つまり、ファンドが保有する有価証券の時価の変動のみが反映される「基準価額」でパフォーマンスを判断することが大切です。
2.ファンドの健全性確保のために規模をコントロールしています
多くのファンドでは、純資産総額や総口数に上限や下限を定め、ファンドの規模をコントロールしています。
ファンドの上限額は、投資対象の市場規模や流動性などから、健全性の確保のために「信託金限度額」として定めています。市場規模が1兆円の資産に対して、ファンドが8,000億円も保有してた場合、市場の流動性が少なくなり、そのファンドの売買によって資産の価格が大きく上下してしまい、運用が難しくなる可能性があります。このような状況は健全性があるとはいえません。
そのため、定められた上限額に近づくと、通常、ファンド購入の申し込みの受け付けは停止されますが、それによる運用上のマイナスはありません。ファンドマネージャーはファンドの規模に応じ、投資先の変更や資産配分の見直しを行ない、それまでの運用が継続できるようにしているからです。もちろん、ファンドが保有する有価証券の時価の変動の影響を受け、基準価額は継続して算出されます。
なお、信託金限度額は、ファンドの運用開始時に、投資対象の市場規模などをもとに判断したもので、市場規模が拡大した場合などは信託金限度額も引き上げられることがあります。

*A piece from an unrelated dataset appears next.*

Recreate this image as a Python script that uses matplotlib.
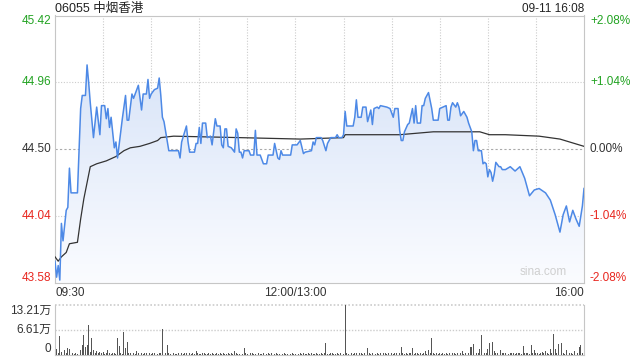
import numpy as np
import matplotlib
matplotlib.use('Agg')
import matplotlib.pyplot as plt
import matplotlib.transforms as mtransforms
from matplotlib.colors import LinearSegmentedColormap

plt.rcParams['font.family'] = ['Liberation Sans', 'Noto Sans CJK SC', 'DejaVu Sans']

# 分时数据 (分钟: 0 = 09:30, 150 = 12:00/13:00, 330 = 16:00)
price_min = [0, 1, 2, 3, 4, 5, 7, 8, 9, 10, 14, 16, 17, 19, 20, 21, 22, 24, 26, 28,
             29, 31, 32, 33, 34, 35, 37, 38, 39, 42, 44, 45, 46, 48, 49, 52, 54, 55, 57, 58,
             59, 60, 62, 64, 65, 66, 67, 68, 71, 77, 78, 79, 82, 83, 84, 87, 88, 89, 90, 91,
             92, 94, 95, 97, 98, 100, 101, 103, 104, 105, 106, 107, 108, 110, 112, 113, 114, 115, 116, 117,
             118, 121, 122, 124, 125, 126, 128, 130, 132, 133, 136, 137, 139, 140, 141, 142, 147, 148, 151, 153,
             155, 156, 160, 161, 162, 163, 166, 167, 169, 170, 172, 175, 176, 177, 179, 180, 181, 182, 186, 187,
             188, 189, 191, 192, 194, 195, 197, 198, 199, 201, 202, 203, 207, 209, 211, 212, 214, 215, 216, 217,
             218, 220, 221, 223, 224, 225, 226, 228, 229, 230, 231, 233, 235, 236, 239, 240, 242, 244, 245, 246,
             247, 248, 250, 251, 252, 253, 255, 257, 258, 260, 261, 262, 263, 264, 266, 267, 268, 269, 270, 271,
             272, 273, 274, 275, 277, 278, 279, 281, 284, 287, 290, 293, 296, 299, 302, 306, 309, 312, 315, 317,
             319, 321, 323, 325, 327, 329, 330]
price = [43.73, 43.62, 43.70, 43.60, 43.99, 43.87, 44.08, 44.10, 44.37, 44.20, 44.20, 44.78, 44.87, 44.87, 45.08, 44.96, 44.82, 44.58, 44.79, 44.60,
         44.80, 44.80, 44.71, 44.78, 44.65, 44.72, 44.51, 44.55, 44.44, 44.71, 44.87, 44.70, 44.70, 44.88, 44.85, 44.94, 44.77, 44.88, 44.88, 44.98,
         44.85, 44.88, 44.91, 44.92, 44.99, 44.87, 44.72, 44.69, 44.49, 44.49, 44.44, 44.55, 44.66, 44.55, 44.48, 44.48, 44.54, 44.54, 44.65, 44.54,
         44.68, 44.68, 44.58, 44.59, 44.53, 44.71, 44.66, 44.66, 44.53, 44.51, 44.64, 44.64, 44.52, 44.51, 44.48, 44.64, 44.61, 44.48, 44.48, 44.44,
         44.49, 44.49, 44.46, 44.46, 44.63, 44.46, 44.46, 44.40, 44.40, 44.46, 44.46, 44.54, 44.44, 44.43, 44.49, 44.46, 44.46, 44.53, 44.53, 44.56,
         44.47, 44.48, 44.49, 44.55, 44.53, 44.58, 44.58, 44.56, 44.49, 44.54, 44.58, 44.58, 44.60, 44.58, 44.58, 44.60, 44.76, 44.66, 44.66, 44.72,
         44.84, 44.72, 44.72, 44.79, 44.79, 44.69, 44.77, 44.67, 44.78, 44.79, 44.78, 44.80, 44.79, 44.78, 44.72, 44.78, 44.78, 44.63, 44.56, 44.56,
         44.62, 44.67, 44.68, 44.78, 44.68, 44.80, 44.68, 44.68, 44.80, 44.80, 44.85, 44.89, 44.78, 44.70, 44.70, 44.78, 44.79, 44.80, 44.70, 44.70,
         44.79, 44.82, 44.79, 44.82, 44.79, 44.73, 44.76, 44.72, 44.68, 44.62, 44.49, 44.56, 44.56, 44.49, 44.49, 44.40, 44.41, 44.40, 44.31, 44.36,
         44.34, 44.28, 44.33, 44.41, 44.38, 44.38, 44.36, 44.36, 44.38, 44.35, 44.38, 44.30, 44.18, 44.22, 44.23, 44.20, 44.15, 44.05, 43.93, 44.05,
         44.11, 44.00, 44.08, 44.02, 43.97, 44.11, 44.23]

avg_min = [0, 2, 4, 7, 9, 14, 16, 18, 20, 22, 26, 32, 38, 43, 47, 53, 59, 64, 66, 74,
           115, 153, 180, 181, 215, 236, 259, 265, 271, 281, 302, 315, 324, 330]
avg_price = [43.76, 43.73, 43.76, 43.79, 43.85, 43.86, 44.02, 44.16, 44.27, 44.38, 44.40, 44.42, 44.45, 44.49, 44.51, 44.52, 44.54, 44.56, 44.58, 44.59,
             44.58, 44.57, 44.58, 44.60, 44.60, 44.62, 44.62, 44.62, 44.60, 44.60, 44.59, 44.57, 44.54, 44.52]

# 成交量 (万), 每分钟一根
volume = [5.0, 1.6, 0.6, 5.0, 0.8, 3.1, 1.3, 0.5, 1.9, 1.6,
          0.8, 0.4, 0.3, 0.5, 0.3, 0.4, 1.3, 2.6, 5.3, 2.2,
          2.6, 7.9, 0.9, 4.4, 1.3, 0.6, 1.1, 0.5, 0.7, 0.4,
          0.7, 0.3, 0.5, 1.3, 0.4, 0.3, 0.6, 0.4, 0.3, 4.6,
          2.4, 0.5, 0.3, 6.2, 1.9, 3.5, 0.6, 0.4, 1.3, 0.5,
          0.3, 1.0, 0.4, 1.6, 0.5, 0.3, 0.4, 0.6, 2.9, 0.4,
          0.3, 0.5, 0.4, 0.8, 0.3, 0.4, 0.5, 6.8, 0.6, 0.4,
          2.6, 0.5, 0.3, 0.2, 0.4, 0.3, 0.2, 0.5, 0.3, 0.4,
          0.3, 0.6, 0.4, 0.2, 0.5, 0.3, 0.4, 0.2, 1.1, 0.5,
          0.3, 0.2, 0.4, 0.6, 0.3, 0.2, 0.5, 0.3, 0.4, 0.2,
          0.3, 0.5, 0.2, 0.4, 0.3, 0.6, 0.2, 0.3, 0.4, 0.2,
          0.5, 0.3, 1.0, 0.4, 0.2, 0.3, 0.5, 0.2, 1.8, 0.4,
          0.3, 0.2, 0.4, 0.5, 0.3, 0.2, 1.8, 0.4, 0.3, 0.2,
          0.5, 0.3, 0.2, 0.4, 0.3, 0.6, 0.2, 0.3, 0.4, 0.2,
          0.3, 0.5, 0.2, 0.4, 0.3, 0.2, 0.5, 0.3, 0.4, 0.2,
          0.3, 0.9, 0.2, 0.4, 0.3, 0.5, 0.2, 0.3, 0.4, 0.2,
          0.5, 0.3, 0.2, 0.4, 0.3, 0.2, 0.5, 0.3, 0.4, 3.1,
          0.3, 0.2, 0.4, 0.5, 0.3, 0.2, 0.4, 0.3, 0.5, 0.2,
          0.3, 13.21, 0.4, 0.2, 0.3, 0.5, 0.3, 0.4, 0.6, 0.3,
          0.5, 0.4, 0.3, 0.6, 0.4, 1.8, 0.5, 0.3, 0.6, 0.4,
          0.3, 0.5, 0.2, 0.4, 0.3, 0.6, 0.4, 0.3, 0.5, 0.2,
          0.4, 0.3, 0.6, 0.4, 0.3, 0.5, 2.0, 0.4, 0.3, 0.5,
          0.3, 0.4, 0.6, 1.8, 0.3, 0.5, 0.4, 0.2, 0.6, 0.3,
          0.4, 1.1, 0.3, 1.3, 0.5, 4.4, 0.4, 0.3, 0.5, 0.2,
          0.4, 0.3, 0.6, 0.2, 0.4, 0.3, 0.5, 0.2, 0.6, 0.4,
          0.3, 0.5, 0.4, 0.6, 1.1, 0.3, 0.5, 1.0, 0.4, 2.0,
          2.2, 2.8, 1.3, 0.5, 0.4, 1.5, 5.3, 1.8, 0.6, 0.4,
          1.5, 3.1, 0.5, 3.5, 1.0, 0.4, 0.6, 0.3, 1.3, 0.5,
          0.4, 0.6, 0.8, 0.3, 0.5, 0.4, 0.6, 0.3, 0.5, 0.4,
          0.6, 0.3, 2.4, 0.5, 0.4, 0.6, 0.3, 2.6, 0.5, 1.3,
          0.4, 0.6, 0.3, 0.5, 0.8, 0.4, 1.0, 0.5, 0.3, 1.5,
          0.6, 5.5, 1.5, 0.4, 2.8, 4.2, 3.1, 0.5, 0.3, 1.3,
          1.3, 0.4, 0.6, 0.3, 1.0, 0.5, 0.4, 2.2, 2.6, 0.6,
          1.8]

prev_close = 44.50
price_ticks = [45.42, 44.96, 44.50, 44.04, 43.58]
pct_ticks = ['+2.08%', '+1.04%', '0.00%', '-1.04%', '-2.08%']
tick_colors = ['#22a322', '#22a322', '#333333', '#e8261f', '#e8261f']
vol_ticks = [13.21, 6.61, 0]
vol_labels = ['13.21万', '6.61万', '0']

green = '#22a322'
grid_c = '#cccccc'
border_c = '#c6c6c6'

fig = plt.figure(figsize=(6.4, 3.6), dpi=100)
ax = fig.add_axes([55 / 640, 1 - 283 / 360, 529 / 640, 267.5 / 360])
axv = fig.add_axes([55 / 640, 1 - 355 / 360, 529 / 640, 50 / 360])

ax.set_xlim(0, 330)
ax.set_ylim(price_ticks[-1], price_ticks[0])

# 网格
for m in range(30, 330, 30):
    ax.axvline(m, color=grid_c, lw=0.8, ls=(0, (1, 1.5)), zorder=1)
for p in [44.96, 44.04]:
    ax.axhline(p, color=grid_c, lw=0.8, ls=(0, (1, 1.5)), zorder=1)
ax.axhline(prev_close, color='#aaaaaa', lw=0.8, ls=(0, (2, 2)), zorder=1)

# 渐变填充
poly = ax.fill_between(price_min, price, price_ticks[-1], facecolor='none', edgecolor='none')
cmap = LinearSegmentedColormap.from_list('fill', ['#fbfcff', '#d8e4f8'])
grad = np.linspace(1, 0, 256).reshape(-1, 1)
im = ax.imshow(grad, cmap=cmap, aspect='auto', extent=[0, 330, price_ticks[-1], max(price)],
               zorder=2, vmin=0, vmax=1)
im.set_clip_path(poly.get_paths()[0], transform=ax.transData)
ax.set_xlim(0, 330)
ax.set_ylim(price_ticks[-1], price_ticks[0])

ax.plot(price_min, price, color='#4d89e6', lw=1.1, zorder=4)
ax.plot(avg_min, avg_price, color='#333333', lw=0.9, zorder=3)

for s in ax.spines.values():
    s.set_color(border_c)
    s.set_linewidth(0.8)
ax.set_xticks([])
ax.set_yticks([])

# 左右刻度
offsets = [-6, 0, 0, 0, 5]
for p, pct, c, off in zip(price_ticks, pct_ticks, tick_colors, offsets):
    tl = mtransforms.offset_copy(ax.get_yaxis_transform(), fig=fig, x=-4, y=off, units='dots')
    ax.text(0, p, f'{p:.2f}', transform=tl, ha='right', va='center', fontsize=8.5, color=c)
    tr = mtransforms.offset_copy(ax.get_yaxis_transform(), fig=fig, x=6, y=off, units='dots')
    ax.text(1, p, pct, transform=tr, ha='left', va='center', fontsize=8.5, color=c)

# 时间轴标签
tx = mtransforms.offset_copy(ax.get_xaxis_transform(), fig=fig, y=-10, units='dots')
ax.text(0, 0, '09:30', transform=tx, ha='left', va='center', fontsize=8.5, color='#333333')
ax.text(150, 0, '12:00/13:00', transform=tx, ha='center', va='center', fontsize=8.5, color='#333333')
ax.text(330, 0, '16:00', transform=tx, ha='right', va='center', fontsize=8.5, color='#333333')

ax.text(0.967, 0.018, 'sina.com', transform=ax.transAxes, ha='right', va='bottom',
        fontsize=8.5, color='#cfcfcf', zorder=5)

fig.text(55 / 640, 1 - 9 / 360, '06055 中烟香港', ha='left', va='center', fontsize=9, color='#222222')
fig.text(584 / 640, 1 - 9 / 360, '09-11 16:08', ha='right', va='center', fontsize=8.5, color='#222222')

# 成交量
vol_min = np.arange(len(volume))
axv.bar(vol_min, volume, width=0.55, color='#555555', zorder=3)
axv.set_xlim(0, 330)
axv.set_ylim(0, vol_ticks[0])
axv.axhline(vol_ticks[0], color=grid_c, lw=1.2, ls=(0, (1, 1.2)), clip_on=False)
axv.axhline(vol_ticks[1], color=grid_c, lw=1.0, ls=(0, (1, 1.2)))
axv.spines['top'].set_visible(False)
for side in ['left', 'right', 'bottom']:
    axv.spines[side].set_color(border_c)
    axv.spines[side].set_linewidth(0.8)
axv.set_xticks([])
axv.set_yticks([])
voffs = [-6, 0, 6]
for v, lab, off in zip(vol_ticks, vol_labels, voffs):
    tv = mtransforms.offset_copy(axv.get_yaxis_transform(), fig=fig, x=-4, y=off, units='dots')
    axv.text(0, v, lab, transform=tv, ha='right', va='center', fontsize=8.5, color='#333333')

fig.savefig('out.png', dpi=100)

一方、ファンドの下限の基準として、「繰上償還」に関する決まり事があります。ファンドの純資産総額が減少し、ある一定規模を下回り、方針に沿った運用が難しいと運用会社が判断した際には、ファンドを保有する方に、運用終了についての賛否を確認した上で、運用を終了することがあります。
なお、純資産総額が縮小傾向になったとしても、それだけで基準価額が値下がりすることはありません。
ファンドの純資産規模やその増減だけで、運用の良し悪しを判断することは出来ません。純資産総額と基準価額の違いを理解し、ファンドのパフォーマンスをチェックすることが大切ですね。